There are loads of Mac keyboard shortcuts you should know how to use, because they will make your computing life much easier. Keyboard shortcuts will save you a few trips to the menu bar and speed up your day-to-day activities. Additionally, you can save time and work with the Finder much more efficiently on your keyboard: you can navigate the Finder, copy and paste files, move folders and much more. With these different Finder views and keyboard navigation shortcuts, you can move around your files and folders more quickly—give them a try and see if they change your workflow!

The Trackpad

If you're new to the Mac, you may also be new to using a trackpad. The trackpad on a Mac is an incredibly versatile, useful feature that includes options for how you click on the trackpad, for scrolling and zooming, and other gestures that can make you more productive. Follow this guide to set up the trackpad on your Mac, and you'll be amazed at what it can do.

The Dock

The Dock is one of the key elements you use to interact with your Mac. You can use it in many ways: you can open apps, open files by dragging them on icons in the Dock, open folders that you've stored in the Dock, and more. Get to know how to use the Dock on your Mac, and discover the many configuration options you have and the best way to turn it into a high-powered productivity booster.


Spotlight is another example of how macOS is full of incredibly powerful features that many people have yet to discover. This search program is built into macOS and searches through all your personal files, folders, apps, emails, and other content to find what you're looking for quickly and easily. Learn how to use Spotlight on your Mac and experience the joy of simple, painless searching and navigation.

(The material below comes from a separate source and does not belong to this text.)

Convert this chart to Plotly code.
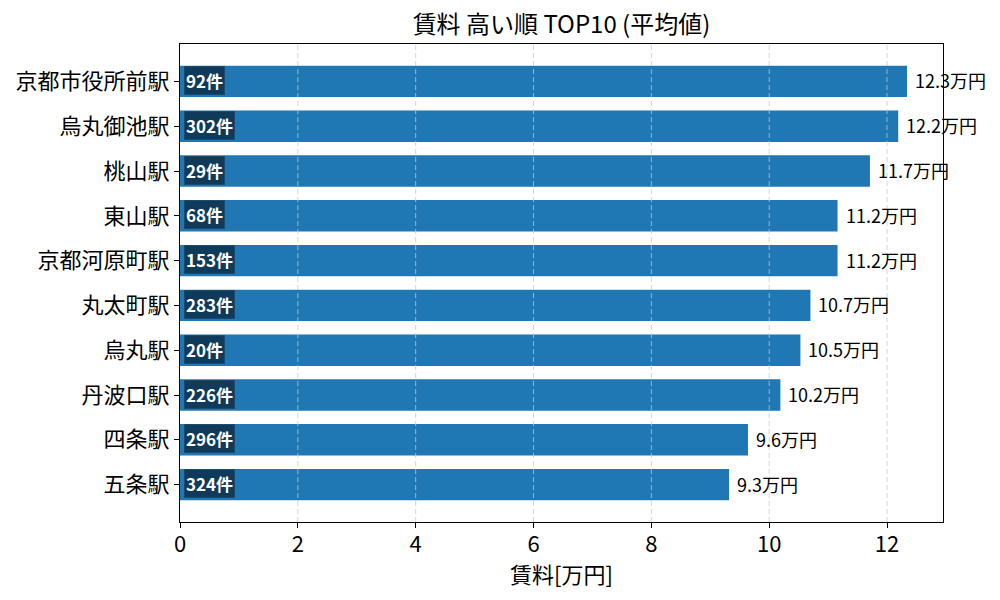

Automator is a very useful application that enables you to automate repetitive tasks or tweak your Mac's operating system. There are an overwhelming number of different options for things you can automate or tweak, a list so large it may inspire both a mix of excitement and dread. Luckily for you, we have just the guide to help you explore Automator and use it for automation and other system tweaks.


On the Mac, iTunes is the place where you can access and shop for pretty much every form of digital media. You can rent movies, and you can download music, TV shows, podcasts and iTunes U content, for instance. Have a look at our guide to using the iTunes Store to get the most out of it.

Furthermore, iTunes stores different types of content in different libraries: Music, Movies, Apps, Audiobooks and more. So, take some time to go through the many view options in iTunes and discover the best ways to view your content, to make it easier to find, and easier to enjoy.

Back Up iTunes

Now that you've spent hours upon hours buying music, ripping CDs and adding them to your iTunes library, tagging files, and organizing playlists, it's essential that you back up all this content. There are many ways to lose files on a computer. If your hard disk goes belly up, you'll lose a lot of music, videos, and other content. So, make sure you never lose any of this content and back up your iTunes library and other media files regularly.


Safari is Apple's default web browser that comes integrated with the Mac operating system. If you've just switched from Windows to macOS, you might be used to a different way of surfing the Internet, but we encourage you to give Safari a try. Wondering where to start? Have a look at this list of the most useful features and tips to get the most out of Safari. Along with its incredible built-in features, there are also some very cool Safari extensions you can install to further improve your experience, particularly if you use Safari on a Mac as well as an iPhone or iPad. And while you're in the mood to switch things up a bit, see why switching search engines (and how to) could be your ticket to a more private web browsing experience.

iCloud Drive

iCloud Drive has evolved a great deal since it was first introduced as part of OS X Yosemite and iOS 8, and as you become familiar using your new Mac, you should spend some time learning how to work with macOS Sierra's new iCloud Drive features to get the most out of its awesomeness.

When you create your Apple ID—and subsequently set up and use Apple's two-step verification to boost security—you get a free 5 GB of storage on iCloud Drive. You can use this storage space for things like backing up your iOS device or syncing data between your Mac and your iPhone or iPad. You can even use iCloud to optimize your Mac's storage by offloading some of your files to iCloud Drive, thus saving you disk space. And at some point in the future when, inevitably, 5 GB of storage is not enough, you can always purchase more space as needed.

Troubleshooting the Mac

Funny thing about computers: humans build them all, and humans make mistakes. As is the case with any technology, sometimes things go haywire; for example, you may run into problems upgrading your Mac to a new operating system, or in other cases, performance issues could crop up that requires troubleshooting. These annoyances can range from small issues, like connecting to the wrong Wi-Fi network, to bigger issues, like kernel panics or a Mac running slow. Just remember to take a deep breath and know that a solution is most likely out there for you. However, before you troubleshoot any issue, it's imperative to back up your data to ensure that you don't lose any files; Apple's Time Machine and Intego Personal Backup are some ways to reliably do this.